# Missing shrimp...



## Norman (Feb 13, 2011)

My blood shrimp has gone MIA. I'm wondering if he's just moulting. How long does this process take? The tank seems healthy otherwise and Mr & Mrs Nemo seem content... Even the anenome was happy before I put him into a different tank.


----------



## altcharacter (Jan 10, 2011)

Give him 2-3 days. They tend to hide a bit after the molt


----------



## Norman (Feb 13, 2011)

altcharacter said:


> Give him 2-3 days. They tend to hide a bit after the molt


Hmmm... It's been about a week.

Is it possible that my maroon clowns would kill him? It was a big shrimp. I see no body. However when a few months back I had an emerald crab in with him I found his skeletal remains within a month. They also have attempted to love several BTA's to death....


----------



## 50seven (Feb 14, 2010)

Look for anyone with a satisfied grin and breath that smells of garlic butter...


----------



## Norman (Feb 13, 2011)

50seven said:


> Look for anyone with a satisfied grin and breath that smells of garlic butter...


LMFAO!

There goes my dream clown & anenome tank. Clowns love anenomes to death and dine on any other inhabitants...


----------



## kookie_guy (Oct 15, 2014)

Did your clowns recently start laying eggs? If so, then that may be the reason. I remember way back when my clowns started laying eggs, my shrimp also just happened to go missing. I read somewhere that clowns see shrimp as a threat or something, and will take them out before they lay their eggs. Not sure how much truth there is to that, but it helped me sleep at night, lol.


----------



## Norman (Feb 13, 2011)

kookie_guy said:


> Did your clowns recently start laying eggs? If so, then that may be the reason. I remember way back when my clowns started laying eggs, my shrimp also just happened to go missing. I read somewhere that clowns see shrimp as a threat or something, and will take them out before they lay their eggs. Not sure how much truth there is to that, but it helped me sleep at night, lol.

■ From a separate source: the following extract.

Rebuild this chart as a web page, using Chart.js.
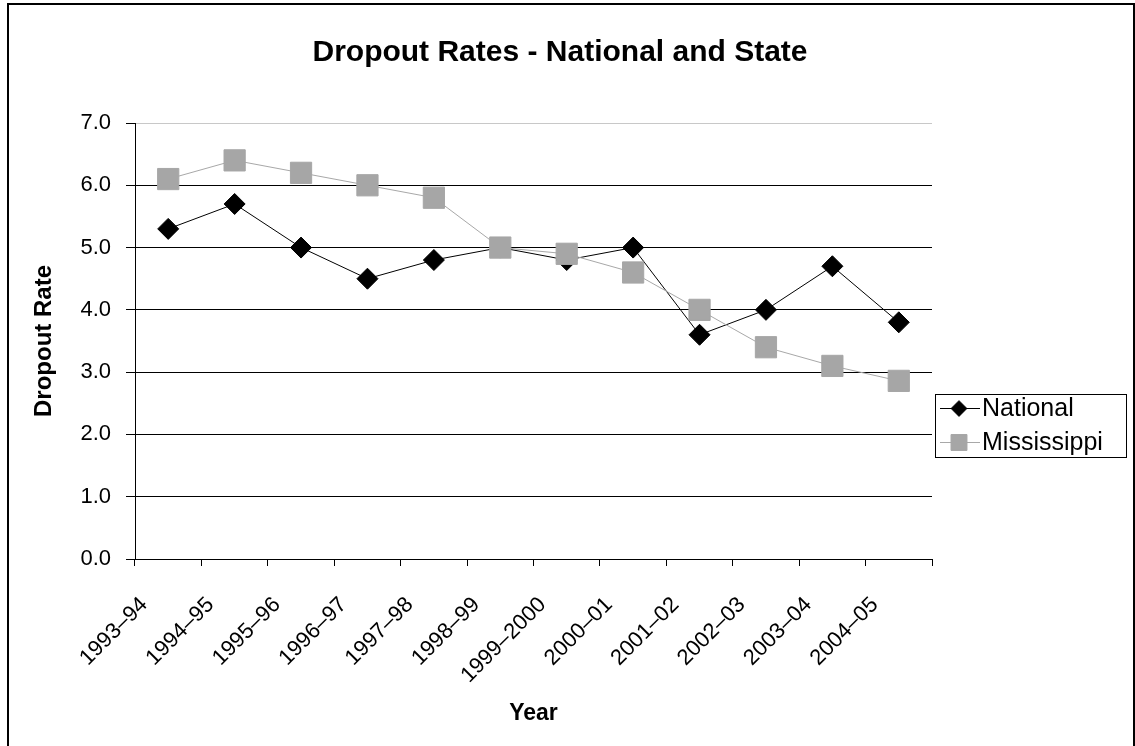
<!DOCTYPE html>
<html>
<head>
<meta charset="utf-8">
<script src="https://cdn.jsdelivr.net/npm/chart.js@4.4.1/dist/chart.umd.min.js"></script>
<style>
  html, body { margin: 0; padding: 0; background: #fff; }
  #wrap { width: 1135px; height: 746px; position: relative; }
</style>
</head>
<body>
<div id="wrap"><canvas id="c" width="1135" height="746"></canvas></div>
<script>
const categories = ['1993–94', '1994–95', '1995–96', '1996–97', '1997–98', '1998–99',
                    '1999–2000', '2000–01', '2001–02', '2002–03', '2003–04', '2004–05'];
const nationalRates    = [5.3, 5.7, 5.0, 4.5, 4.8, 5.0, 4.8, 5.0, 3.6, 4.0, 4.7, 3.8];
const mississippiRates = [6.1, 6.4, 6.2, 6.0, 5.8, 5.0, 4.9, 4.6, 4.0, 3.4, 3.1, 2.86];
const yTickValues = [0, 1, 2, 3, 4, 5, 6, 7];
const seriesNames = ['National', 'Mississippi'];
const chartTitle = 'Dropout Rates - National and State';
const xTitle = 'Year';
const yTitle = 'Dropout Rate';

const FONT = "'Liberation Sans', Arial, sans-serif";
const CA = { left: 135, right: 932, top: 123, bottom: 559 };
const PAD_LEFT = 30;
const PAD_BOTTOM = 19;

const framePlugin = {
  id: 'frame',
  beforeDraw(chart) {
    const ctx = chart.ctx;
    ctx.save();
    ctx.fillStyle = '#fff';
    ctx.fillRect(0, 0, chart.width, chart.height);
    ctx.strokeStyle = '#000';
    ctx.lineWidth = 2;
    ctx.beginPath();
    ctx.moveTo(8, 746);
    ctx.lineTo(8, 4);
    ctx.lineTo(1134, 4);
    ctx.lineTo(1134, 746);
    ctx.stroke();
    ctx.fillStyle = '#000';
    ctx.font = 'bold 30px ' + FONT;
    ctx.textAlign = 'center';
    ctx.textBaseline = 'middle';
    ctx.fillText(chartTitle, 560, 53);
    ctx.restore();
  }
};

const legendPlugin = {
  id: 'customLegend',
  afterDraw(chart) {
    const ctx = chart.ctx;
    const box = { x: 935.5, y: 394.5, w: 191, h: 63 };
    ctx.save();
    ctx.fillStyle = '#fff';
    ctx.fillRect(box.x, box.y, box.w, box.h);
    ctx.strokeStyle = '#000';
    ctx.lineWidth = 1;
    ctx.strokeRect(box.x, box.y, box.w, box.h);
    ctx.font = '25px ' + FONT;
    ctx.textBaseline = 'middle';
    ctx.textAlign = 'left';
    chart.data.datasets.forEach((ds, i) => {
      const cy = box.y + 14 + i * 34;
      ctx.strokeStyle = ds.borderColor;
      ctx.lineWidth = 1;
      ctx.beginPath();
      ctx.moveTo(940, cy);
      ctx.lineTo(980, cy);
      ctx.stroke();
      ctx.fillStyle = ds.pointBackgroundColor;
      ctx.strokeStyle = ds.pointBorderColor;
      Chart.helpers.drawPoint(ctx, {
        pointStyle: ds.pointStyle,
        radius: ds.pointRadius * 0.75,
        rotation: 0,
        borderWidth: 1
      }, 959, cy);
      ctx.fillStyle = '#000';
      ctx.fillText(ds.label, 982, cy + 1);
    });
    ctx.restore();
  }
};

new Chart(document.getElementById('c'), {
  type: 'line',
  data: {
    labels: categories,
    datasets: [
      {
        label: seriesNames[0],
        data: nationalRates,
        borderColor: '#000',
        borderWidth: 1,
        pointStyle: 'rectRot',
        pointRadius: 10.5,
        pointBackgroundColor: '#000',
        pointBorderColor: '#000',
        pointBorderWidth: 1,
        tension: 0,
        order: 1
      },
      {
        label: seriesNames[1],
        data: mississippiRates,
        borderColor: '#a8a8a8',
        borderWidth: 1,
        pointStyle: 'rect',
        pointRadius: 15,
        pointBackgroundColor: '#a6a6a6',
        pointBorderColor: '#a6a6a6',
        pointBorderWidth: 1,
        tension: 0,
        order: 0
      }
    ]
  },
  options: {
    responsive: false,
    animation: false,
    devicePixelRatio: 1,
    layout: { padding: { left: PAD_LEFT, right: 1135 - CA.right, top: CA.top, bottom: PAD_BOTTOM } },
    plugins: {
      legend: { display: false },
      tooltip: { enabled: false },
      title: { display: false }
    },
    scales: {
      x: {
        type: 'category',
        offset: true,
        grid: {
          offset: true,
          drawOnChartArea: false,
          drawTicks: true,
          tickLength: 7,
          tickColor: '#000',
          color: '#000'
        },
        border: { display: true, color: '#000', width: 1 },
        ticks: {
          color: '#000',
          font: { family: FONT, size: 22 },
          maxRotation: 45,
          minRotation: 45,
          autoSkip: false,
          labelOffset: -24,
          padding: 26
        },
        title: {
          display: true,
          text: xTitle,
          color: '#000',
          font: { family: FONT, size: 23, weight: 'bold' },
          padding: 0
        },
        afterFit(scale) { scale.height = 746 - PAD_BOTTOM - CA.bottom; }
      },
      y: {
        min: 0,
        max: 7,
        afterBuildTicks(scale) { scale.ticks = yTickValues.map(v => ({ value: v })); },
        grid: {
          color: (c) => (c.tick && c.tick.value === 7 ? '#c8c8c8' : '#000'),
          lineWidth: 1,
          drawTicks: true,
          tickLength: 9,
          tickColor: '#000'
        },
        border: { display: true, color: '#000', width: 1 },
        ticks: {
          color: '#000',
          font: { family: FONT, size: 22 },
          padding: 15,
          callback: (v) => Number(v).toFixed(1)
        },
        title: {
          display: true,
          text: yTitle,
          color: '#000',
          font: { family: FONT, size: 24, weight: 'bold' },
          padding: 0
        },
        afterFit(scale) { scale.width = CA.left - PAD_LEFT; }
      }
    }
  },
  plugins: [framePlugin, legendPlugin]
});
</script>
</body>
</html>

Nope, no eggs. They are Maroon clowns and the female is quite large, but I see no eggs. Did you ever find the corpse? My tank isn't huge...its a 38G. Where did they bury the body??

Funny enough I also had a sand sifting sea star in there. One day it turned up with missing legs. I rehomed it in my smaller tank in the living room and saw it the other day. It has tiny leg stumps growing. I'm thinking I have killer clowns.

I'm guessing her sand sifting behaviour won't allow me to keep any corals in there either. Actually that's the reason their last owner sold them. Going to be a boring tank...


----------



## kookie_guy (Oct 15, 2014)

Norman said:


> Nope, no eggs. They are Maroon clowns and the female is quite large, but I see no eggs. Did you ever find the corpse? My tank isn't huge...its a 38G. Where did they bury the body??
> 
> Funny enough I also had a sand sifting sea star in there. One day it turned up with missing legs. I rehomed it in my smaller tank in the living room and saw it the other day. It has tiny leg stumps growing. I'm thinking I have killer clowns.
> 
> I'm guessing her sand sifting behaviour won't allow me to keep any corals in there either. Actually that's the reason their last owner sold them. Going to be a boring tank...


Well maroons are the a-holes of the clown family, lol.

No corpse. By the time I realized it was really missing, I'm sure my brittle star cleaned up any of the remains. I'd love to pull him out and see how big it is now. It's the original from when I first got into reefing, so I've owned it for about 8 years now. When I got it it was maybe 6" diameter. When I put food in his cave for him, the one tentacle that comes out to grab it is at least 8" long by itself, lol. When I bought him he also had a stump, but it grew back.


----------



## Norman (Feb 13, 2011)

kookie_guy said:


> Well maroons are the a-holes of the clown family, lol.
> 
> No corpse. By the time I realized it was really missing, I'm sure my brittle star cleaned up any of the remains. I'd love to pull him out and see how big it is now. It's the original from when I first got into reefing, so I've owned it for about 8 years now. When I got it it was maybe 6" diameter. When I put food in his cave for him, the one tentacle that comes out to grab it is at least 8" long by itself, lol. When I bought him he also had a stump, but it grew back.


They're lucky that they're pretty. All I have is one lone blue legged crab...and no corpse. I want to add new rock into this tank but I'm afraid of disturbing the shrimp. Was hoping he was just moulting still. Gues maybe he's not.


----------



## Crayon (Apr 13, 2014)

Norman said:


> I'm guessing her sand sifting behaviour won't allow me to keep any corals in there either. Actually that's the reason their last owner sold them. Going to be a boring tank...


Are you worried your sand sifting starfish is going to disrupt corals that you put on the bottom of the tank? Plates, maybe yes, but anything large like a brain or a scoly will be fine. I sometimes just drop my frag plugs to the bottom and leave them for few days, and they are fine, too. Most of the disruption to the corals at the bottom come from my conchs and hermit crabs, not the 5 sand sifting starfish I have.


----------



## Norman (Feb 13, 2011)

No... The starfish turned up with all legs chomped off. The only other inhabitants in the tank is this pair of maroon clowns, one blood shrimp (MIA at the moment) and a blue legged hermit crab. So I'm thinking the clowns don't know how to play nice. The starfish is now in my other tank re growing it's legs. I'm happy about that I had assumed he was a goner...


----------